街中のそこら中に飛んでいるWifiも前回も触れましたがここで述べるまでもなく日本より多く、日本で常に持ち歩いていたPC用の携帯モバイルルーターもこちらでは全く必要性を感じません。PC経由でネットアクセスしたかったらそこらのカフェに駆け込めばいいからです。日本の某コンビニのWifiのように利用時間が30分制限とか思わずしばきたくなる制約も一切ありません。

ウクライナの銀行
あとこれは欧米の他の諸国にも共通していることなのですがウクライナは銀行に人が少ない、そもそも客は銀行に行かずATMとオンラインバンキングですべてを完結する客が多いです。日本で銀行に行くと間髪入れず制服を着た銀行員が2~3人ほどわらわら寄ってきます。「本日はどのようなご用件ですか?」「お引き出しですか、ではこちらのマシンのここを押して番号札を持ってお待ちください」うーーん。この人たちはこの単純作業で月々いくら貰っているのだろうと勘繰りたくなります。どの銀行の店舗にも謎のおじさんがいて一日中「いらっしゃいませ!」「ありがとうございました!」と繰り返しています。相当の激務ですね。(すいません皮肉です)知り合いのウクライナのAI専門のITプロダクトカンパニーは監視カメラを通しての銀行用の自動不審者検知AIシステムを開発、提供しています。顔認識、行動認識もばっちりでこれを使えばセキュリティの向上にもつながることでしょう。日本で同様のシステムを採用している銀行は筆者の知る限り皆無です。(既にあったらすみません)

電子政府
最後に超意外だったのが、政府システムの電子化についてです。ウクライナでは旧ソ連式の古臭いお役所システムが残っていると思っていたのですが、ウクライナでの会社登録、個人事業主登録はすべてオンラインで電子管理されており、オンラインにて詳細が閲覧可能です。会社、個人事業がきちんと登録されているか、信頼性があるのかは第三者、見込み顧客が登録番号を入力することでオンラインにて一目で確認可能です。これは知り合いのIT会社社長の話によるとエストニアからコンサルタントを呼びよせて作ったシステムとのことです。日本の紙だらけのお役所よりよっぽど電子化が進んでいるといえる一つの事例でしょう。

日本の無駄の象徴
様々な意見があると思いますが筆者が一番無駄だと思うのが印鑑と印鑑証明です。これが日本文化(厳密には東アジア文化)だ、と言われる方もいらっしゃると思いますが高級印鑑を作るのにアフリカの象さんの殺戮の一助をしてると知ったらどうでしょうか?サインでいいだろ、と言いたくなります。
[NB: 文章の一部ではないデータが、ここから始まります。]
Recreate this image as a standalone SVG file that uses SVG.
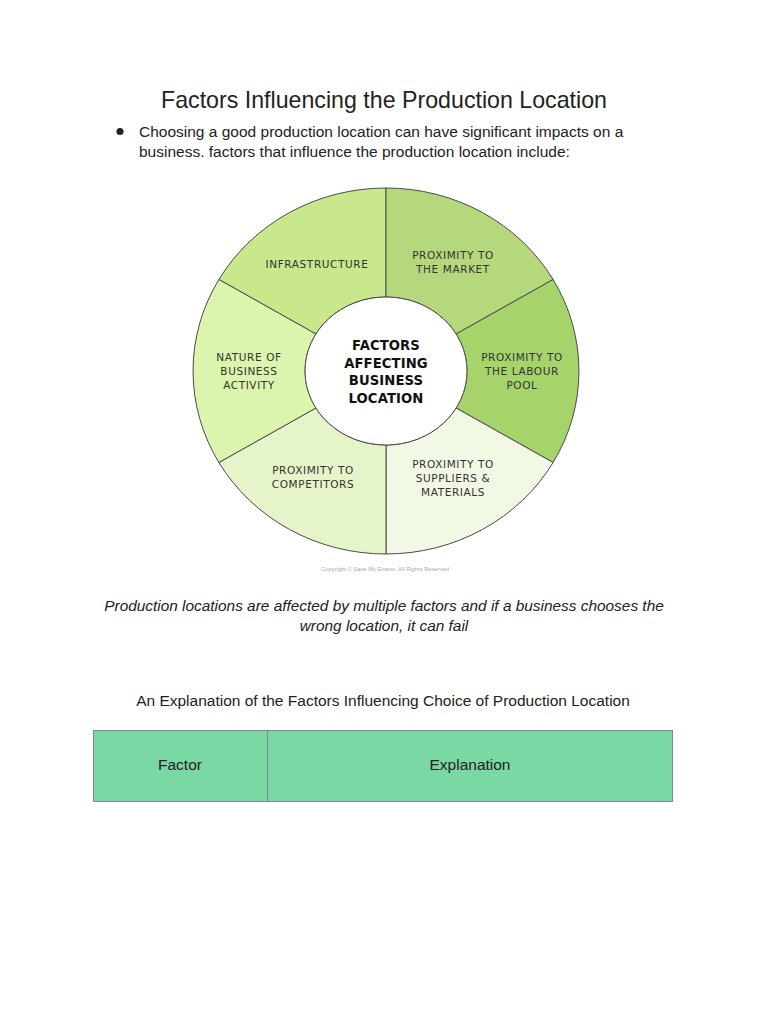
<svg xmlns="http://www.w3.org/2000/svg" width="768" height="1024" viewBox="0 0 768 1024">
<style>
.t{font-family:"Liberation Sans",Arial,sans-serif;fill:#222}
.lab{font-family:"DejaVu Sans","Liberation Sans",sans-serif;font-size:10.5px;fill:#333;text-anchor:middle;letter-spacing:0.6px}
.ctr{font-family:"DejaVu Sans","Liberation Sans",sans-serif;font-size:13.2px;font-weight:bold;fill:#111;text-anchor:middle;letter-spacing:0.1px}
.seg{stroke:#4a4a4a;stroke-width:1}
</style>
<rect width="768" height="1024" fill="#fff"/>
<text class="t" x="384" y="108" font-size="23.2" text-anchor="middle">Factors Influencing the Production Location</text>
<g id="bullet">
<circle cx="120" cy="131.5" r="3.6" fill="#222"/>
<text class="t" x="139" y="137" font-size="15.5">Choosing a good production location can have significant impacts on a</text>
<text class="t" x="139" y="157" font-size="15.5">business. factors that influence the production location include:</text>
</g>
<g id="wheel" transform="translate(386 371)">
<g id="seg-infrastructure"><path class="seg" fill="#c8e88b" d="M0 -183 A193 183 0 0 0 -167.1 -91.5 L-70.1 -37 A81 74 0 0 1 0 -74 Z"/></g>
<g id="seg-market"><path class="seg" fill="#b5d87c" d="M0 -183 A193 183 0 0 1 167.1 -91.5 L70.1 -37 A81 74 0 0 0 0 -74 Z"/></g>
<g id="seg-labour"><path class="seg" fill="#a7d36b" d="M167.1 -91.5 A193 183 0 0 1 167.1 91.5 L70.1 37 A81 74 0 0 0 70.1 -37 Z"/></g>
<g id="seg-suppliers"><path class="seg" fill="#f1f8e4" d="M167.1 91.5 A193 183 0 0 1 0 183 L0 74 A81 74 0 0 0 70.1 37 Z"/></g>
<g id="seg-competitors"><path class="seg" fill="#e6f5c9" d="M0 183 A193 183 0 0 1 -167.1 91.5 L-70.1 37 A81 74 0 0 0 0 74 Z"/></g>
<g id="seg-nature"><path class="seg" fill="#dcf5ae" d="M-167.1 91.5 A193 183 0 0 1 -167.1 -91.5 L-70.1 -37 A81 74 0 0 0 -70.1 37 Z"/></g>
<g id="center"><ellipse cx="0" cy="0" rx="81" ry="74" fill="#fff" stroke="#4a4a4a" stroke-width="1"/></g>
</g>
<g id="labels">
<text class="lab" x="317" y="268">INFRASTRUCTURE</text>
<text class="lab" x="453" y="259">PROXIMITY TO</text>
<text class="lab" x="453" y="273">THE MARKET</text>
<text class="lab" x="249" y="361">NATURE OF</text>
<text class="lab" x="249" y="375">BUSINESS</text>
<text class="lab" x="249" y="389">ACTIVITY</text>
<text class="lab" x="522" y="361">PROXIMITY TO</text>
<text class="lab" x="522" y="375">THE LABOUR</text>
<text class="lab" x="522" y="389">POOL</text>
<text class="lab" x="313" y="474">PROXIMITY TO</text>
<text class="lab" x="313" y="488">COMPETITORS</text>
<text class="lab" x="453" y="468">PROXIMITY TO</text>
<text class="lab" x="453" y="482">SUPPLIERS &amp;</text>
<text class="lab" x="453" y="496">MATERIALS</text>
<text class="ctr" x="386" y="350">FACTORS</text>
<text class="ctr" x="386" y="368">AFFECTING</text>
<text class="ctr" x="386" y="385">BUSINESS</text>
<text class="ctr" x="386" y="403">LOCATION</text>
</g>
<text x="385" y="571" font-family="Liberation Sans,Arial,sans-serif" font-size="5.8" fill="#aaa" text-anchor="middle">Copyright © Save My Exams. All Rights Reserved</text>
<text class="t" x="384" y="611" font-size="15.4" font-style="italic" text-anchor="middle">Production locations are affected by multiple factors and if a business chooses the</text>
<text class="t" x="384" y="631" font-size="15.4" font-style="italic" text-anchor="middle">wrong location, it can fail</text>
<text class="t" x="383" y="706" font-size="15.5" text-anchor="middle">An Explanation of the Factors Influencing Choice of Production Location</text>
<g id="table">
<rect x="93.5" y="730.5" width="579" height="71" fill="#79d8a3" stroke="#888" stroke-width="1"/>
<line x1="267.5" y1="730.5" x2="267.5" y2="801.5" stroke="#888" stroke-width="1"/>
<text class="t" x="180" y="770" font-size="15.5" text-anchor="middle" fill="#333">Factor</text>
<text class="t" x="470" y="770" font-size="15.5" text-anchor="middle" fill="#333">Explanation</text>
</g>
</svg>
皮肉なことに印鑑の発祥地中国では日本よりサイン文化が普及しています(笑)。印鑑を家に忘れ、近くの印鑑屋で印鑑を購入し、登録済み印鑑から新しい印鑑に変更手続きをし、(以下略)・・・。なんて無駄なんだと泣きたくなります。極論ですが印鑑屋さんの皆さんごめんなさい。新しいビジネスモデル見つけてさっさと業種変換してください。

日本は危機感を持て!!
というわけでウクライナの技術が如何に日本に比べ進んでいるかがウクライナに住んでいる筆者が日常的に目にする範囲でも頻繁に目につくことがお判りになったかと思います。日本が技術大国として知られていたのも今は昔。世界中のIT産業から取り残され、家電業界も中韓企業にボロ負け。残るは自動車産業ですがこれも欧米、中韓のメーカーは自動運転、AI、IoT、電気自動車化をものすごい勢いで進めているので陥落も時間の問題です。日本全体がIT投資を早急の課題として考え意識変革をしないとこの傾向はさらに続き、日本は欧米、中韓巨大ITコングロマリットの下請け国に成り下がると断言します。日本企業の皆さん、早くウクライナに進出しないと手遅れになりますよ(割と本気)。

今回は炎上覚悟でいろいろ厳しいことをつれづれ書いてみました。皆様のコメントお待ちしています!以上、ウクライナのキエフからのリポートでした。